My reception couldn't have been more different. Sherrill was enthusiastic, helpful and supportive, and we quickly settled on a stunning list of 20th-century activists whose papers were well catalogued and easily accessible, all exceptional women, some famous, others not, some still living and working, others not: Jane Addams, Blanche Ames Ames, Mary Ritter Beard, Phyllis Birkby, Ella Reeve Bloor, Vivion Lenon Brewer, Carrie Chapman Catt, Eleanor Gwinnell Coit, Madeleine Doty, Elaine Goodale Eastman, Mary Kaufman, Dorothy Kenyon, Lola Maverick Lloyd, Constance Baker Motley, Jessie Lloyd O'Connor, Frances Fox Piven, Bertha Capen Reynolds, Margaret Sanger, Rosika Schwimmer, Vida Dutton Scudder, Gloria Steinem, Alice Morgan Wright.

The course quickly took shape. I had never worked as hard planning a course but also never had so much fun or been so rewarded. It is, I think, as good a writing course as I can offer. The first half of the course uses Born for Liberty and related books and articles to frame the context of 20th century women's history. The second focuses on biography and critical analysis of a specific aspect of a subject's activism.

The students' involvement with their subjects is immediate, intense and emotional: disappointment in Elaine Goodale Eastman's use of her talents to promote her husband's career at the expense of her own; anger at Margaret Sanger's apparent abandonment of her children; indignation at Alice Morgan Wright's lack of reference to her life partner and collaborator Edith Goode; shock at Ella Reeve Bloor's love life; pride in Mary Kaufman, a Jewish woman, for her role in prosecuting Nazi war criminals at Nuremberg and shame at our government's withdrawal of support for the prosecutions; sadness and outrage at the effect of McCarthyism on Dorothy Kenyon's life.

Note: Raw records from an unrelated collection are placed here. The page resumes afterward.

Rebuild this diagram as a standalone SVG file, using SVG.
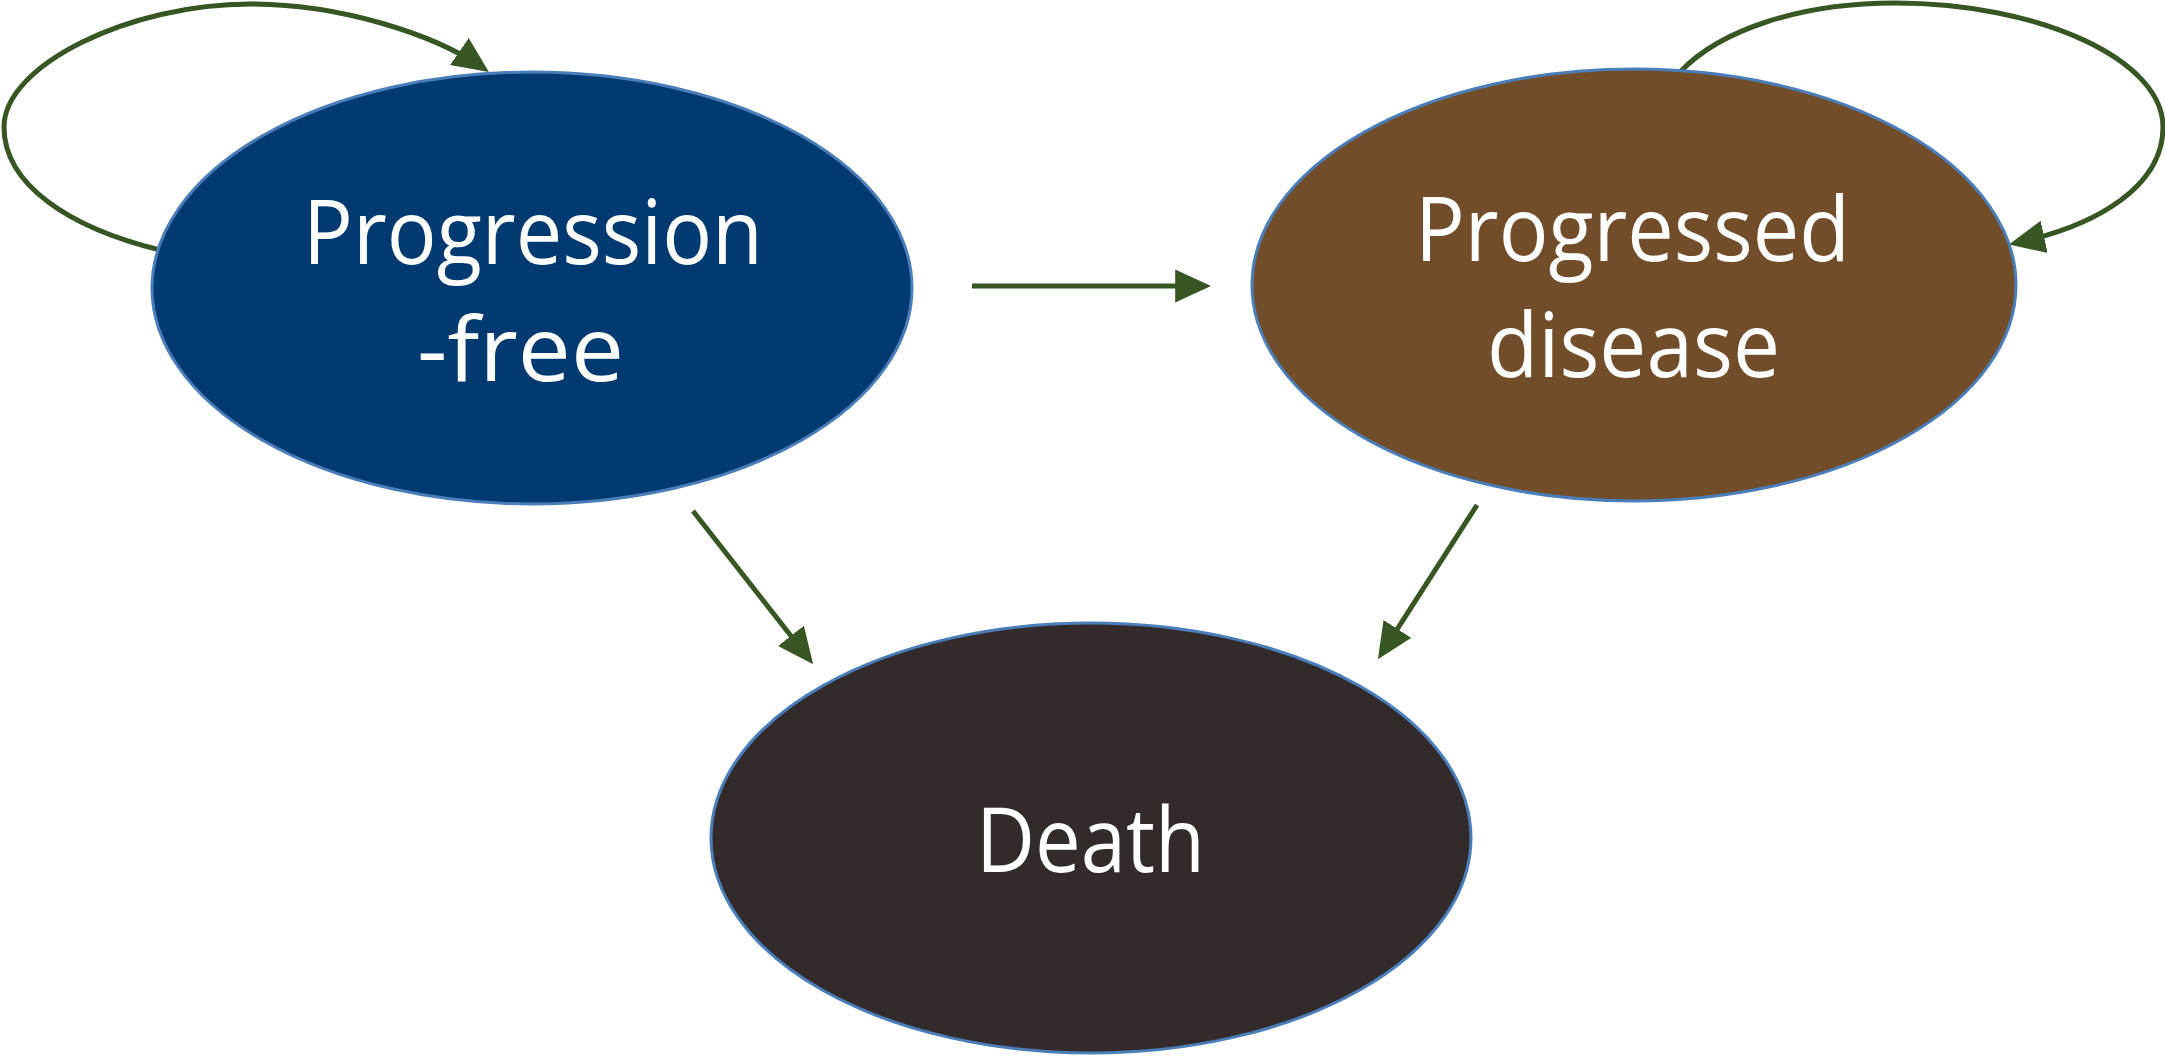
<svg xmlns="http://www.w3.org/2000/svg" width="2165" height="1056" viewBox="0 0 2165 1056">
<style>
.node{stroke:#4A7EBB;stroke-width:3}
.lbl{font-family:"Open Sans","Noto Sans",sans-serif;font-size:90px;fill:#ffffff}
.conn{fill:none;stroke:#375623;stroke-width:5}
</style>
<defs>
<marker id="ah" markerUnits="userSpaceOnUse" markerWidth="36" markerHeight="34" viewBox="0 0 35 32" refX="28" refY="16" orient="auto">
<path d="M0,0 L35,16 L0,32 z" fill="#375623"/>
</marker>
</defs>
<rect width="2165" height="1056" fill="#ffffff"/>
<g id="connectors">
<path class="conn" d="M 160 250 C 70 228, 4 185, 4 127 C 4 65, 130 4, 250 4 C 340 4, 434 34, 483 68" marker-end="url(#ah)"/>
<path class="conn" d="M 1680 72 C 1720 30, 1800 3, 1895 3 C 2040 3, 2163 60, 2163 127 C 2163 185, 2100 225, 2016 243" marker-end="url(#ah)"/>
<line class="conn" x1="972" y1="286" x2="1204" y2="286" marker-end="url(#ah)"/>
<line class="conn" x1="693" y1="511" x2="808.7" y2="658.5" marker-end="url(#ah)"/>
<line class="conn" x1="1477" y1="505" x2="1381.8" y2="653.1" marker-end="url(#ah)"/>
</g>
<g id="node-progression-free">
<ellipse class="node" cx="532" cy="288" rx="380" ry="216" fill="#003A70"/>
<text class="lbl" x="303" y="264" textLength="460" lengthAdjust="spacingAndGlyphs">Progression</text>
<text class="lbl" x="417" y="381" textLength="207" lengthAdjust="spacingAndGlyphs">-free</text>
</g>
<g id="node-progressed-disease">
<ellipse class="node" cx="1634" cy="285" rx="382" ry="216" fill="#724D29"/>
<text class="lbl" x="1415" y="261" textLength="435" lengthAdjust="spacingAndGlyphs">Progressed</text>
<text class="lbl" x="1487" y="377" textLength="293" lengthAdjust="spacingAndGlyphs">disease</text>
</g>
<g id="node-death">
<ellipse class="node" cx="1091" cy="838" rx="380" ry="215" fill="#332A2B"/>
<text class="lbl" x="976" y="872" textLength="229" lengthAdjust="spacingAndGlyphs">Death</text>
</g>
</svg>
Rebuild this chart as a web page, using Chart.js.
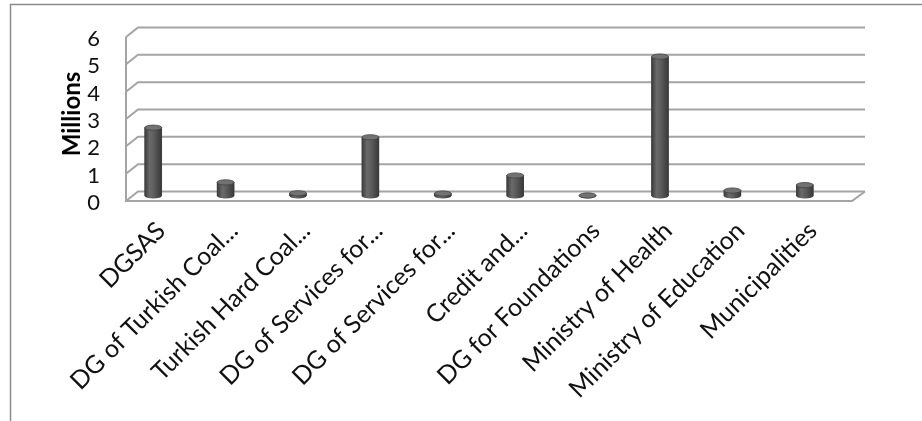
<!DOCTYPE html>
<html>
<head>
<meta charset="utf-8">
<script src="https://cdn.jsdelivr.net/npm/chart.js@4.4.1/dist/chart.umd.min.js"></script>
<style>
  html, body { margin: 0; padding: 0; background: #fff; }
</style>
</head>
<body>
<canvas id="chart" width="922" height="421"></canvas>
<script>
const categories = ['DGSAS', 'DG of Turkish Coal...', 'Turkish Hard Coal...', 'DG of Services for...', 'DG of Services for...', 'Credit and...', 'DG for Foundations', 'Ministry of Health', 'Ministry of Education', 'Municipalities'];
const values = [2.5, 0.5, 0.1, 2.15, 0.09, 0.75, 0.02, 5.1, 0.2, 0.4];
const yTicks = [0, 1, 2, 3, 4, 5, 6];

// excel style 3d walls: back grid, left wall edge, floor
const frame3d = {
    id: 'frame3d',
    beforeDraw(chart) {
        const ctx = chart.ctx;
        ctx.save();
        ctx.strokeStyle = '#8c8c8c';
        ctx.lineWidth = 1.5;
        ctx.strokeRect(10.5, 4.5, 1000, 500);
        ctx.restore();
    },
    beforeDatasetsDraw(chart) {
        const {ctx, chartArea: a, scales: {y}} = chart;
        const fl = a.left + 9, bl = a.left + 21, br = a.right + 24, fr = a.right + 11;
        ctx.save();
        ctx.strokeStyle = '#a4a4a4';
        ctx.lineWidth = 2;
        yTicks.forEach((v) => {
            const p = y.getPixelForValue(v);
            ctx.beginPath();
            ctx.moveTo(fl, p + 5);
            ctx.lineTo(bl, p - 4.5);
            ctx.lineTo(br, p - 4.5);
            ctx.stroke();
        });
        const top = y.getPixelForValue(6), zero = y.getPixelForValue(0);
        ctx.beginPath();
        ctx.moveTo(fl, top + 5);
        ctx.lineTo(fl, zero + 5);
        ctx.lineTo(fr, zero + 5);
        ctx.lineTo(br, zero - 4.5);
        ctx.stroke();
        ctx.restore();
    },
    afterDatasetsDraw(chart) {
        const ctx = chart.ctx;
        const meta = chart.getDatasetMeta(0);
        ctx.save();
        meta.data.forEach((bar) => {
            const {x, y, base, width} = bar.getProps(['x', 'y', 'base', 'width'], true);
            const r = width / 2, ry = 2.6;
            const g = ctx.createLinearGradient(x - r, 0, x + r, 0);
            g.addColorStop(0, '#3a3a3a');
            g.addColorStop(0.3, '#6a6a6a');
            g.addColorStop(0.55, '#5c5c5c');
            g.addColorStop(1, '#383838');
            ctx.fillStyle = g;
            ctx.beginPath();
            ctx.moveTo(x - r, y);
            ctx.lineTo(x - r, base);
            ctx.ellipse(x, base, r, ry, 0, Math.PI, 0, true);
            ctx.lineTo(x + r, y);
            ctx.closePath();
            ctx.fill();
            ctx.fillStyle = '#727272';
            ctx.strokeStyle = '#444';
            ctx.lineWidth = 0.8;
            ctx.beginPath();
            ctx.ellipse(x, y, r, ry, 0, 0, Math.PI * 2);
            ctx.fill();
            ctx.stroke();
        });
        ctx.restore();
    }
};

const ctx = document.getElementById('chart').getContext('2d');
const myChart = new Chart(ctx, {
    type: 'bar',
    data: {
        labels: categories,
        datasets: [{
            data: values,
            backgroundColor: '#4a4a4a',
            barThickness: 17
        }]
    },
    options: {
        responsive: false,
        animation: false,
        layout: {
            padding: {left: 56, top: 32, right: 81, bottom: 0}
        },
        plugins: {
            legend: {display: false},
            tooltip: {enabled: false}
        },
        scales: {
            x: {
                grid: {display: false, drawTicks: false},
                border: {display: false},
                ticks: {
                    color: '#111',
                    font: {family: 'Lato', size: 25},
                    maxRotation: 45,
                    minRotation: 45,
                    autoSkip: false,
                    padding: 20,
                    labelOffset: 8
                },
                afterFit(s) { s.height = 225; }
            },
            y: {
                min: 0,
                max: 6,
                grid: {display: false, drawTicks: false},
                border: {display: false},
                ticks: {
                    stepSize: 1,
                    autoSkip: false,
                    color: '#111',
                    font: {family: 'Lato', size: 22},
                    padding: 17,
                    labelOffset: 7
                },
                title: {
                    display: true,
                    text: 'Millions',
                    color: '#000',
                    font: {family: 'Lato', size: 24, weight: 'bold'},
                    padding: {top: 2, bottom: 2}
                },
                afterFit(s) { s.width = 61; }
            }
        }
    },
    plugins: [frame3d]
});
</script>
</body>
</html>
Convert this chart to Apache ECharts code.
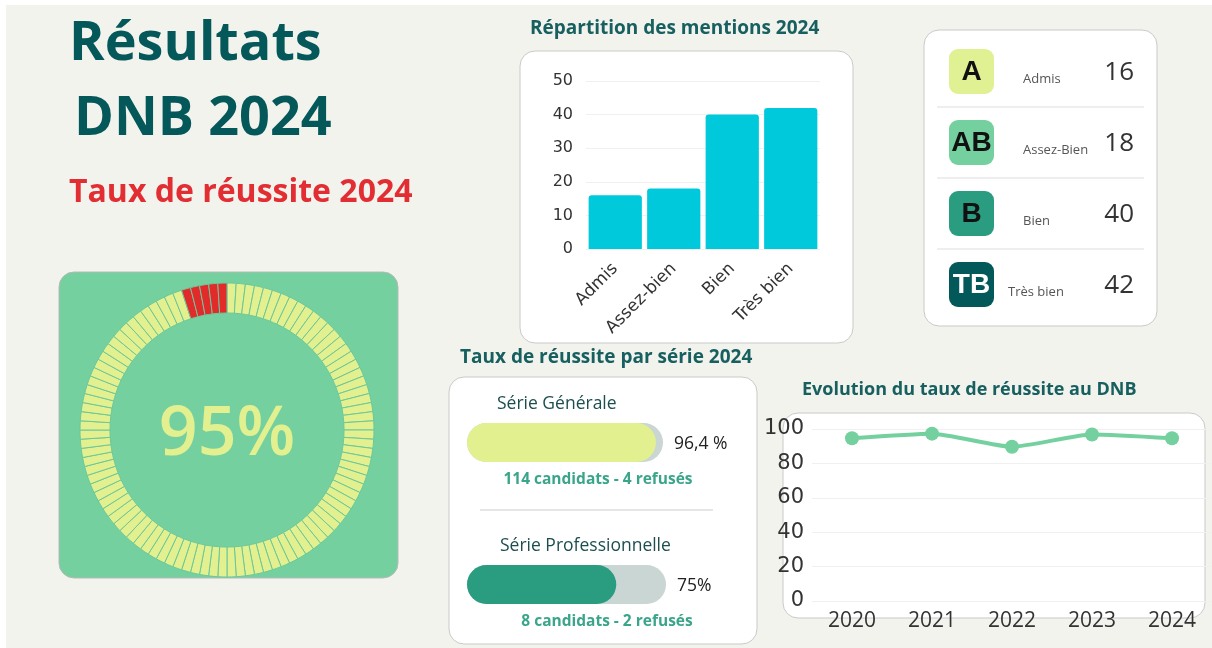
<!DOCTYPE html>
<html>
<head>
<meta charset="utf-8">
<script src="https://cdn.jsdelivr.net/npm/echarts@6/dist/echarts.min.js"></script>
<style>
  html, body { margin: 0; padding: 0; background: #fff; }
  #main { width: 1212px; height: 648px; }
</style>
</head>
<body>
<div id="main"></div>
<script>
// données
const tauxGlobal = 95;
const nbSegments = 100;

const mentions = ['Admis', 'Assez-bien', 'Bien', 'Très bien'];
const mentionCounts = [16, 18, 40, 42];

const tableCodes = ['A', 'AB', 'B', 'TB'];
const tableLabels = ['Admis', 'Assez-Bien', 'Bien', 'Très bien'];

const serieNames = ['Série Générale', 'Série Professionnelle'];
const serieRates = [96.4, 75];
const serieRateLabels = ['96,4 %', '75%'];
const serieCandidats = [114, 8];
const serieRefuses = [4, 2];

const years = ['2020', '2021', '2022', '2023', '2024'];
const yearRates = [94.6, 97.3, 89.7, 96.8, 94.6];

// couleurs
const TEAL = '#05585a';
const YELLOW = '#e2f08f';
const GREEN = '#74d19f';
const MID = '#2a9d80';
const badgeColors = ['#e0f193', '#74d19f', '#2a9d80', '#03595a'];
const badgeText = ['#111', '#111', '#111', '#fff'];

const chart = echarts.init(document.getElementById('main'));

// segments de l'anneau : un par pourcent
let ringData = [];
for (let i = 0; i < nbSegments; i++) {
  ringData.push({
    value: 1,
    itemStyle: { color: i < tauxGlobal ? YELLOW : '#e22a2a' }
  });
}

function card(x, y, w, h, fill, stroke) {
  return {
    type: 'rect', z: -10,
    shape: { x: x, y: y, width: w, height: h, r: 15 },
    style: { fill: fill, stroke: stroke, lineWidth: 1 }
  };
}
function txt(x, y, text, font, fill, align) {
  return {
    type: 'text', x: x, y: y,
    style: { text: text, font: font, fill: fill, textAlign: align || 'left', textVerticalAlign: 'middle' }
  };
}
function line(x1, x2, y, color, w) {
  return {
    type: 'line', z: -5,
    shape: { x1: x1, y1: y, x2: x2, y2: y },
    style: { stroke: color, lineWidth: w || 1 }
  };
}

let graphics = [
  { type: 'rect', z: -20, shape: { x: 6, y: 5, width: 1206, height: 643 }, style: { fill: '#f3f3ee' } },
  txt(69, 45, 'Résultats', 'bold 54px "Open Sans"', TEAL),
  txt(74, 120, 'DNB 2024', 'bold 54px "Open Sans"', TEAL),
  txt(69, 193, 'Taux de réussite 2024', 'bold 32px "Open Sans"', '#e22d33'),
  // carte jauge
  card(59, 272, 339, 306, GREEN, '#b8b8b8'),
  txt(227, 436, tauxGlobal + '%', '600 68px "Open Sans"', YELLOW, 'center'),
  // carte histogramme
  txt(530, 29, 'Répartition des mentions 2024', 'bold 19px "Open Sans"', '#17605f'),
  card(520, 51, 333, 292, '#ffffff', '#c9c9c9'),
  // carte tableau
  card(924, 30, 233, 296, '#ffffff', '#c9c9c9'),
  // carte séries
  txt(460, 358, 'Taux de réussite par série 2024', 'bold 19px "Open Sans"', '#17605f'),
  card(449, 377, 308, 267, '#ffffff', '#c9c9c9'),
  line(480, 713, 510, '#e6e6e6', 2),
  // carte courbe
  txt(802, 390, 'Evolution du taux de réussite au DNB', 'bold 18px "Open Sans"', '#17605f'),
  card(783, 413, 422, 205, '#ffffff', '#c9c9c9')
];

// lignes du tableau des mentions
const rowTop = [49, 120, 191, 262];
const labelX = [1023, 1023, 1023, 1008];
for (let i = 0; i < tableCodes.length; i++) {
  graphics.push({
    type: 'rect', z: -5,
    shape: { x: 949, y: rowTop[i], width: 45, height: 45, r: 9 },
    style: { fill: badgeColors[i] }
  });
  graphics.push(txt(971.5, rowTop[i] + 23, tableCodes[i], 'bold 28px "Liberation Sans"', badgeText[i], 'center'));
  graphics.push(txt(labelX[i], rowTop[i] + 30, tableLabels[i], '13px "Open Sans"', '#555', 'left'));
  graphics.push(txt(1134, rowTop[i] + 24, String(mentionCounts[i]), '26px "Open Sans"', '#333', 'right'));
  if (i > 0) graphics.push(line(937, 1144, rowTop[i] - 13, '#dddddd', 1));
}

// textes des séries
const serieTitleX = [497, 500];
const serieBarTop = [423, 565];
const serieBarW = [196, 199];
const serieInfoX = [598, 607];
for (let i = 0; i < serieNames.length; i++) {
  graphics.push(txt(serieTitleX[i], serieBarTop[i] - 19, serieNames[i], '17.5px "Open Sans"', '#1d4e4f'));
  graphics.push(txt(467 + serieBarW[i] + 11, serieBarTop[i] + 21, serieRateLabels[i], '17.5px "Open Sans"', '#222'));
  graphics.push(txt(serieInfoX[i], serieBarTop[i] + 57,
    serieCandidats[i] + ' candidats - ' + serieRefuses[i] + ' refusés', 'bold 15.5px "Open Sans"', '#3aa58a', 'center'));
}

let option = {
  backgroundColor: '#ffffff',
  animation: false,
  graphic: { elements: graphics },
  grid: [
    { left: 586, top: 81, width: 234, height: 168 },
    { left: 812, top: 429, width: 401, height: 172 },
    { left: 467, top: serieBarTop[0], width: serieBarW[0], height: 39 },
    { left: 467, top: serieBarTop[1], width: serieBarW[1], height: 39 }
  ],
  xAxis: [
    {
      gridIndex: 0, type: 'category', data: mentions,
      axisLine: { show: false }, axisTick: { show: false },
      axisLabel: { rotate: 45, margin: 17, fontSize: 17, color: '#333', fontFamily: 'DejaVu Sans' }
    },
    {
      gridIndex: 1, type: 'category', data: years,
      axisLine: { show: false }, axisTick: { show: false },
      axisLabel: { margin: 10, fontSize: 21, color: '#333', fontFamily: 'Open Sans' }
    },
    { gridIndex: 2, type: 'value', min: 0, max: 100, show: false },
    { gridIndex: 3, type: 'value', min: 0, max: 100, show: false }
  ],
  yAxis: [
    {
      gridIndex: 0, type: 'value', min: 0, max: 50, interval: 10,
      axisLabel: { margin: 13, fontSize: 16, color: '#333', fontFamily: 'DejaVu Sans' },
      splitLine: { lineStyle: { color: '#f0f0f0' } }
    },
    {
      gridIndex: 1, type: 'value', min: 0, max: 100, interval: 20,
      axisLabel: { margin: 8, fontSize: 21, color: '#333', fontFamily: 'DejaVu Sans' },
      splitLine: { lineStyle: { color: '#f0f0f0' } }
    },
    { gridIndex: 2, type: 'category', data: [serieNames[0]], show: false },
    { gridIndex: 3, type: 'category', data: [serieNames[1]], show: false }
  ],
  series: [
    {
      type: 'pie', silent: true,
      center: [227, 430], radius: [117, 147],
      startAngle: 90, clockwise: true,
      label: { show: false }, labelLine: { show: false },
      itemStyle: { borderColor: '#6cc89a', borderWidth: 1 },
      data: ringData
    },
    {
      type: 'bar', xAxisIndex: 0, yAxisIndex: 0,
      data: mentionCounts, barCategoryGap: '9%',
      itemStyle: { color: '#00c9dc', borderRadius: [3, 3, 0, 0] }
    },
    {
      type: 'line', xAxisIndex: 1, yAxisIndex: 1,
      data: yearRates, smooth: 0.2,
      symbol: 'circle', symbolSize: 14,
      lineStyle: { color: GREEN, width: 4 },
      itemStyle: { color: GREEN }
    },
    {
      type: 'bar', xAxisIndex: 2, yAxisIndex: 2,
      data: [serieRates[0]], barWidth: 39,
      showBackground: true,
      backgroundStyle: { color: '#c9d6d3', borderRadius: 20 },
      itemStyle: { color: YELLOW, borderRadius: 20 }
    },
    {
      type: 'bar', xAxisIndex: 3, yAxisIndex: 3,
      data: [serieRates[1]], barWidth: 39,
      showBackground: true,
      backgroundStyle: { color: '#c9d6d3', borderRadius: 20 },
      itemStyle: { color: MID, borderRadius: 20 }
    }
  ]
};

chart.setOption(option);
</script>
</body>
</html>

Especially with the more contemporary activists also comes the locating of oneself in recent history and the sometimes shocking realization that rights and privileges we take for granted today were bitterly fought for not too long ago: "Gloria Steinem fought for women's right to choose -- I want to write about Steinem's involvement in the abortion movement!" or "I registered to vote when I got my driver's license and I couldn't have done that if not for Frances Fox Piven -- I want to write about Frances Fox Piven and the Motor-Voter Act of 1994!"

The identification of student and subject is so complete that posteriorly I remember a student's subject much longer than I do her name. I can't recall the name of the student who moved to New York and writes to me from time to time, but she studied Lola Maverick Lloyd; the one at the registrar's office last week researched Elaine Goodale Eastman; and the one at the Thai restaurant wrote about Gloria Steinem.

For these students, more than any others I've taught, the writing cannot but happen, especially the biographical writing, and the investment is palpable. Fifteen-page final papers are common and written without much prodding. In fact, I often find myself in the enviable position of having to rein the papers in, because the students really do get excited. They can't believe they're actually looking at Mary Kaufman's or Jessie Lloyd O'Connor's FBI file, or at one of Gloria Steinem's typewritten speeches, or at an actual handwritten letter to Margaret Sanger from a woman on the Lower East Side. They write to Frances Fox Piven; they call Judge Constance Baker Motley's office and the New York State Legislative Library in Albany requesting confirmation of Motley's voting record as New York state senator or clarification of what exactly happened to the urban renewal bills she introduced.

For me, a teacher of writing, the Sophia Smith archives have been a gift and a revelation. I have never enjoyed teaching and reading student writing as much. Above all the experience has taught me that students learn to write best and want to write most when they are part of a community of engaged scholars -- teachers, librarians, archivists.

Secondly, working at the archives has taught me that if I want students to write, to put themselves in the writing and to keep writing, I must give them meaningful assignments with a promising future. I knew I was on the right track when one of my very first students started her presentation by flashing a picture on the screen and saying, "This is Madeleine Doty, and she is very cool."